Ouverture du capital d'Areva : Vers la privatisation du nucléaire18/11/20042004Journal/medias/journalnumero/images/2004/11/une1894.jpg.445x577_q85_box-0%2C104%2C1383%2C1896_crop_detail.jpg

Leur société

Ouverture du capital d'Areva : Vers la privatisation du nucléaire

Sarkozy, ministre de l'Économie et des Finances, vient d'annoncer l'ouverture du capital d'Areva, à hauteur de 35% à 40%. Areva est le principal groupe à l'échelle mondiale pour l'ensemble de la "logistique" nucléaire: mines d'uranium, fabrication de centrales, traitement des déchets, etc.

Il emploie 70000 salariés dans le monde et a réalisé l'an dernier 389 millions d'euros de bénéfices, en progression de 62%. Il est détenu pour le moment, directement ou indirectement, à 96% par l'État, qui espère trois à quatre milliards d'euros de recettes de cette opération d'ouverture du capital.

Le nucléaire ayant un bel avenir devant lui, que ce soit pour la constructions des futures centrales EPR "de la troisième génération" ou pour le démantèlement des anciennes lorsqu'elles seront touchées par la limite d'âge, ce domaine aiguise donc les appétits du secteur privé.

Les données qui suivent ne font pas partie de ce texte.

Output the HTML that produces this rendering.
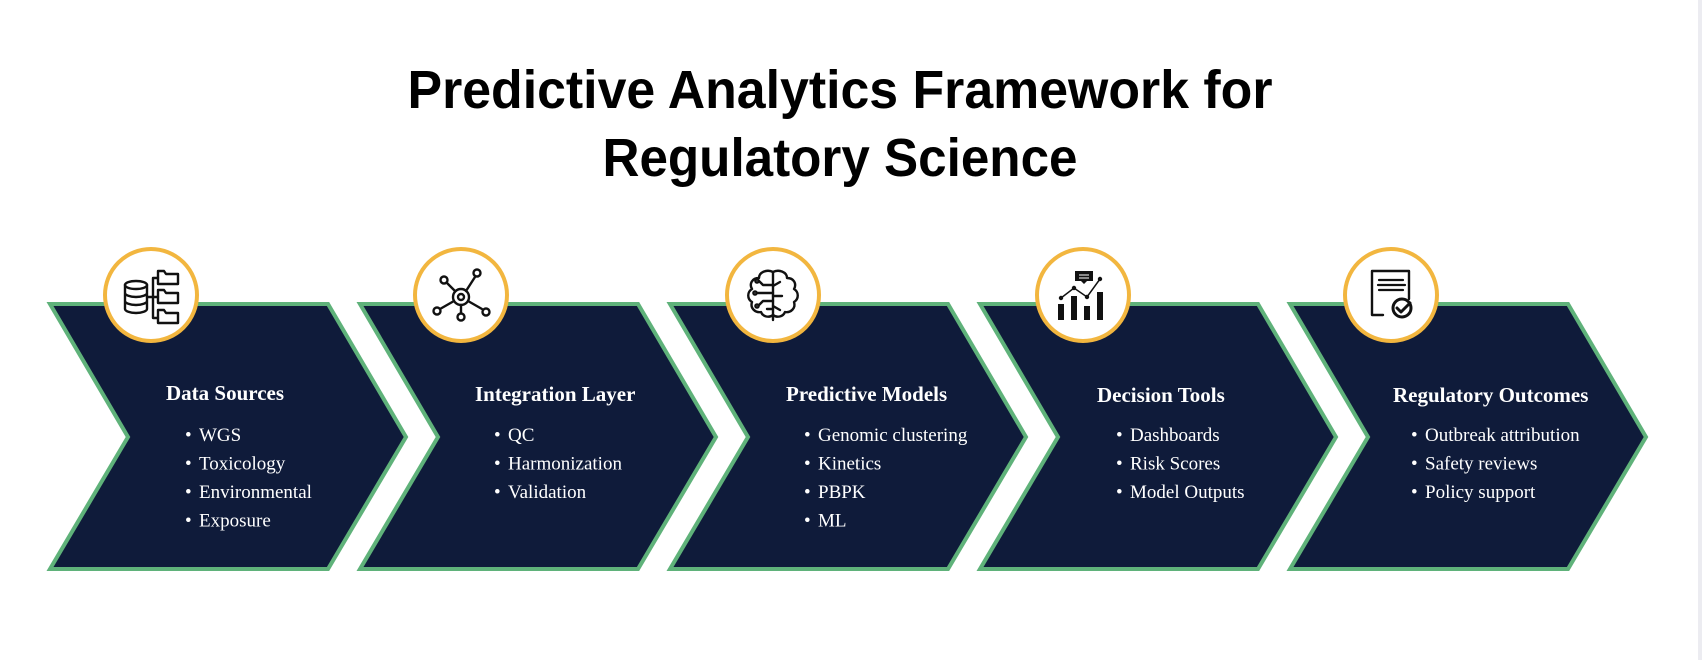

Une privatisation de plus, dira-t-on. Mais ce n'est pas tout à fait pareil. Pour la première fois, l'État commence à privatiser le nucléaire, un secteur sensible et dangereux s'il en est.

Sarkozy a toutefois juré ses grands dieux que "l'État continuera en tout état de cause à détenir, directement ou indirectement, plus de la moitié du capital d'Areva, compte tenu du caractère stratégique de l'énergie nucléaire pour la France".

C'est ce qu'il prétend aujourd'hui. Mais qu'en sera-t-il dans quelques années? Rappelons que la même promesse avait été faite pour France Télécom, majoritairement privatisée actuellement.

Et pendant qu'on ouvre le capital d'Areva, à un bout de la chaîne, on s'apprête à en faire autant pour EDF, dont le courant électrique est issu à 85% du nucléaire.

Bref, à terme c'est l'ensemble du nucléaire qui risque d'être entre les mains du secteur privé, comme il l'est déjà dans nombre de pays étrangers. Cela n'a rien de rassurant. Et cela d'autant moins lorsqu'on connaît la manière dont les centrales nucléaires françaises sont actuellement entretenues par des entreprises privées, sous le contrôle d'EDF.

Depuis quinze-vingt ans, le personnel qui assure la maintenance, l'entretien et les réparations des centrales atomiques est devenu essentiellement du personnel non EDF, à hauteur de 80-85% environ. Les tâches sont sous-traitées par EDF à des centaines d'entreprises qui emploient 20000 à 30000 travailleurs, parfois baptisés les "nomades du nucléaire" car ils se déplacent de centrale en centrale, au fur et à mesure des travaux à effectuer. Parfois ils en sont réduits à loger dans des campings, mais cela est encore le moindre des inconvénients de leur situation. Le pire est qu'ils sont parfois entraînés à dépasser les doses radioactives limites qu'ils peuvent absorber. Or ces doses sont cumulatives. Lorsqu'on a atteint son quota annuel, ou mensuel, il faut en principe ne plus mettre les pieds dans un environnement radioactif... ce qui veut dire pour certains risquer de se retrouver au chômage. Et il y a malheureusement des travailleurs qui en arrivent à dissimuler les doses qu'ils ont supportées, pour pouvoir continuer à travailler, quitte à risquer des cancers ou autres affections à l'avenir.

Et ce système, où une multitude de patrons privés exploitent les travailleurs du nucléaire au mépris de leur santé, s'effectue sous le contrôle théorique d'EDF -c'est-à-dire de l'État- qui ferme les yeux devant le scandale.

Qu'en sera-t-il quand Areva et EDF seront privatisés? Ce sera probablement pire, d'autant plus que le vieillissement des centrales nucléaires françaises entraînera de plus en plus de travaux, ainsi que leur démantèlement lorsque le moment sera venu.

Il devrait être du rôle de l'État de veiller à la sécurité du personnel, comme de la population dans son ensemble.

Mais le rôle de l'État, on le voit, se limite de plus en plus à faire des cadeaux au secteur privé.